Chapter XII. Palace, Uganda - Continued
After this unsatisfactory interview, I repaired to the king's, knowing the power of my gun to obtain an interview, whilst doubting the ability of the Wakungu to gain an audience for me. Such was the case. These men had been sitting all day without seeing the king, and three shots opened his gate immediately to me. He was sitting on the iron chair in the shade of the court, attended by some eighty women, tweedling the loading rod in his fingers; but as my rod appeared a better one than his, they were exchanged. I then gave him a tortoise-shell comb to comb his hair straight with, as he invariably remarked on the beautiful manner in which I dressed my hair, making my uncap to show it to his women, and afterwards asked my men to bring on the affair of last night. They feared, they said, to speak on such subjects whilst the women were present. I begged for a private audience; still they would not speak until encouraged and urged beyond all patience. I said, in Kisuahili, "Kbakka" (king), "my men are afraid to tell you what I want to say"; when Maula, taking advantage of my having engaged his attention, though the king did not understand one word I said, said of himself, by way of currying favour, "I saw a wonderful gun in Rumankika's hands, with six barrells; not a short one like your fiver" (meaning the revolving pistol) "but a long one, as long as my arm." "Indeed," says the king, "we must have that." A page was then sent for by Maula, who, giving him a bit of stick representing the gun required, told him to fetch it immediately.
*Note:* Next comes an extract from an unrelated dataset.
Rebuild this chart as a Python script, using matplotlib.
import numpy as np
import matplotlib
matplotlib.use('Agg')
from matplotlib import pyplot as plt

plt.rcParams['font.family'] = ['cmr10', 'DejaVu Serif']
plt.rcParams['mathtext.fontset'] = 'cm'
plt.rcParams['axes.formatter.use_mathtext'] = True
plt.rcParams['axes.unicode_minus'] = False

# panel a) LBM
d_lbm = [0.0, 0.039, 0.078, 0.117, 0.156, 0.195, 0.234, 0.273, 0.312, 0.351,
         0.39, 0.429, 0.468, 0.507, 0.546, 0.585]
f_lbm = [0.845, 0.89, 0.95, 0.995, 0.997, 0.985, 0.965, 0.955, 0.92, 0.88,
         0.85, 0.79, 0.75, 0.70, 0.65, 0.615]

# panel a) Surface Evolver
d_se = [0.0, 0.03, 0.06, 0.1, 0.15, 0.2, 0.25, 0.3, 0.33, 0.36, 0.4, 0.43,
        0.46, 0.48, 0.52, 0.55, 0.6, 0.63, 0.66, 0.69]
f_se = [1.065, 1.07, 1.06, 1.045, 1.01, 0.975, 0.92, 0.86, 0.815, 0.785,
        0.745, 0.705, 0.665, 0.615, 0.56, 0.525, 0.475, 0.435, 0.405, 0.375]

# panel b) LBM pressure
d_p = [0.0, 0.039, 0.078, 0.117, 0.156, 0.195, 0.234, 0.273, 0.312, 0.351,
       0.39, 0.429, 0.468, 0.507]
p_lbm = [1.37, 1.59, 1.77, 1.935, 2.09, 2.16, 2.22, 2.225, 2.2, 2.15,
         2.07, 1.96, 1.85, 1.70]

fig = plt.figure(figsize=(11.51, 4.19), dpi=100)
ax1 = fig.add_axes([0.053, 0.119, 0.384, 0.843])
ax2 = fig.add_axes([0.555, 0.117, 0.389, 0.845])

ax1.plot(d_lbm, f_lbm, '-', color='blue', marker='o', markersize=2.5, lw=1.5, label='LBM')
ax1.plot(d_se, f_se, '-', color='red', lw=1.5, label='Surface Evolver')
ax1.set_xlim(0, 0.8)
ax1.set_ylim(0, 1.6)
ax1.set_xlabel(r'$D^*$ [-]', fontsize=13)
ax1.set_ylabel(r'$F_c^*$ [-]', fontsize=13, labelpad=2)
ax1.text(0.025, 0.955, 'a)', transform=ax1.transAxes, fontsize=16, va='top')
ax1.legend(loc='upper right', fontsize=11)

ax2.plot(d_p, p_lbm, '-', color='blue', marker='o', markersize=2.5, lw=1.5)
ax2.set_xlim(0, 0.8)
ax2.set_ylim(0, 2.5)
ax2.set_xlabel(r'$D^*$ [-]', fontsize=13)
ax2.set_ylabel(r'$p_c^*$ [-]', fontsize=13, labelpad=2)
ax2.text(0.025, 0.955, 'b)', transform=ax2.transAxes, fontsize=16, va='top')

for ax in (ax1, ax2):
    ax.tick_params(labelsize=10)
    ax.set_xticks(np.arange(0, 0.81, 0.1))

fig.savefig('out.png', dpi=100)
The king then said to me, "What is powder made of?" I began with sulphur (kibriti), intending to explain everything; but the word kibriti was enough for him, and a second stick was sent for kibriti, the bearer being told to hurry for his life and fetch it. The king now ordered some high officers who were in waiting to approach. They come, almost crouching to their knees, with eyes averted from the women, and n'yanzigged for the favour of being called, till they streamed with perspiration. Four young women, virgins, the daughters of these high officers, nicely dressed, were shown in as brides, and ordered to sit with the other women. A gamekeeper brought in baskets small antelopes, called mpeo - with straight horns resembling those of the saltiana, but with coats like the hog-deer of India - intended for the royal kitchen. Elderly gentlemen led in goats as commutation for offences, and went through the ceremonies due for the favour of being relieved of so much property. Ten cows were then driven in, plundered from Unyoro, and outside, the voices of the brave army who captured them were heard n'yanzigging vehemently. Lastly, some beautifully made shields were presented, and, because extolled, n'yanzigged over; when the king rose abruptly and walked straight away, leaving my fools of men no better off for food, no reparation for their broken heads, than if I had never gone there.
22d. - I called on the queen to inquire after her health, and to know how my men were to be fed; but, without giving me time to speak, she flew at me again about my men plundering. The old story was repeated; I had forty-five hungry men, who must have food, and unless either she or the king would make some proper provision for them, I could not help it. Again she promised to feed them, but she objected to them bearing swords, "for of what use are swords? If the Waganda don't like the Wanguana, can swords prevail in our country?" And, saying this, she walked away. I thought to myself that she must have directed the attack upon my camp last night and is angry at the Wanguana swords driving her men away. At 3 p.m. I visited the king, to have a private chat, and state my grievances; but the three shots fired brought him out to levee, when animals and sundry other things were presented; and appointments of Wakungu were made for the late gallant services of some of the men in plundering Unyoro.
The old executioner, Kunza, being present, I asked the king to pardon his son. Surprised, at first Mtesa said, "Can it be possible Bana has asked for this?" And when assured, in great glee he ordered the lad's release, amidst shouts of laughter from everybody but the agitated father, who n'yanzigged, cried, and fell at my feet, making a host of powerful signs as a token of his gratitude; for his heart was too full of emotion to give utterance to his feelings. The king them, in high good-humour, said, "You have called on me many times without broaching the subject of Usoga, and perhaps you may fancy we are not exerting ourselves in the matter; but my army is only now returning from war" (meaning plundering in Unyoro), "and I am collecting another one, which will open Usoga effectually." Before I could say anything, the king started up in his usual manner, inviting a select few to follow him to another court, when my medicine-chest was inspected, and I was asked to operate for fistula on one of the royal executioners. I had no opportunity of incurring this responsibility; for while professing to prepare for the operation, the king went off it a fling.